John Bullokar (1574–1627) was an English physician and lexicographer. He was born in St Andrew's parish, Chichester, Sussex, and baptized there on 8 November 1574, third of four known children of Elizabeth and William Bullokar.
Staunch Roman Catholics, the William Bullokar family was forced to move and was excommunicated on several occasions. The second son, Thomas Bullokar (also known as John Baptist Martyr) became a Franciscan and, in 1642, was hanged, drawn, and quartered at Tyburn for celebrating mass. John Bullokar, presumably because of his religion, obtained his medical degree away from England, at Caen, France, on 16 October 1612.
John Bullokar was the author of "An English Expositor: Teaching the Interpretation of the Hardest Words Used in our Language" (1616) and "A True Description of the Passion of our Saviour Jesus Christ, a poem in six-line stanzas" (1622). For his contribution to the development of the English dictionary, John Bullokar is recognized by linguists and lexicographers.

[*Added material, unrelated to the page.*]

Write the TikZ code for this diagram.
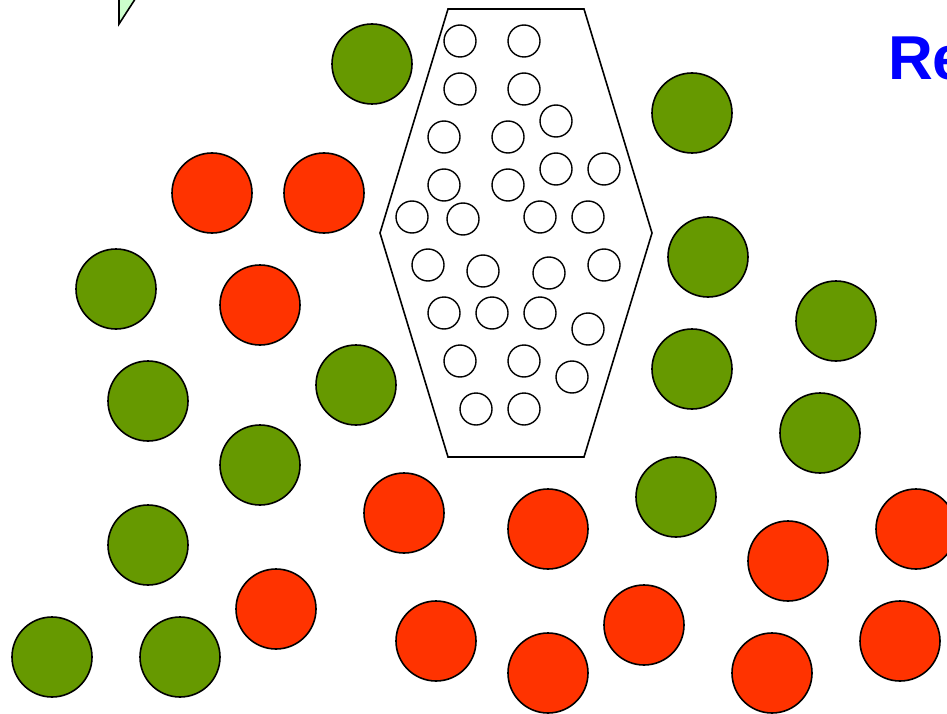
\documentclass[tikz,border=0pt]{standalone}
\usepackage{fontspec}
\newfontfamily\handfont{Liberation Sans}
\definecolor{ggreen}{HTML}{669900}
\definecolor{rred}{HTML}{FF3300}
\definecolor{lgreen}{HTML}{CCFFCC}
\begin{document}
\begin{tikzpicture}[x=1pt,y=-1pt,
  big/.style={draw=black,line width=1.6pt},
  greenball/.style={big,fill=ggreen},
  redball/.style={big,fill=rred},
  small/.style={draw=black,line width=1.4pt,fill=white}]
\useasboundingbox (0,0) rectangle (947,714);
\clip (0,0) rectangle (947,714);
% triangle top-left
\draw[line width=1.6pt,fill=lgreen,line join=miter] (119,-10) -- (119,24) -- (141,-10);
% hexagon
\draw[line width=1.6pt,fill=white] (448,9) -- (584,9) -- (652,233) -- (584,457) -- (448,457) -- (380,233) -- cycle;
% small circles
\foreach \p in {(460,41),(524,41),(460,89),(524,89),
  (444,137),(508,137),(556,121),
  (444,185),(508,185),(556,169),(604,169),
  (412,217),(463,219),(540,217),(588,217),
  (428,265),(483,271),(549,273),(604,265),
  (444,313),(492,313),(540,313),(588,329),
  (460,361),(524,361),(572,377),
  (476,409),(524,409)}
  \draw[small] \p circle (16);
% green balls
\foreach \p in {(372,64),(692,113),(116,289),(708,257),(836,321),(148,401),(356,385),(692,369),(820,433),(260,465),(676,497),(148,545),(52,657),(180,657)}
  \draw[greenball] \p circle (40);
% red balls
\foreach \p in {(212,193),(324,193),(260,305),(404,513),(548,529),(788,561),(916,529),(276,609),(436,641),(644,625),(548,673),(772,673),(900,641)}
  \draw[redball] \p circle (40);
% text (cut at the right edge, as in the reference)
\node[anchor=base west,inner sep=0pt,text=blue,font=\handfont\bfseries\fontsize{62}{62}\selectfont] (title) at (888,80) {Re};
\end{tikzpicture}
\end{document}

The "Expositor" treated Latin and Greek loanwords of Renaissance English, drawing from many contemporaneous sources, ranging from Robert Cawdrey's alphabetical and Thomas's Latin–English dictionaries to specialist glossaries. Many revised editions were published up to 1775, but John Bullokar lived to see only the second of these editions (1621). He died in 1627 and was buried in St Andrew's parish on 2 January 1628.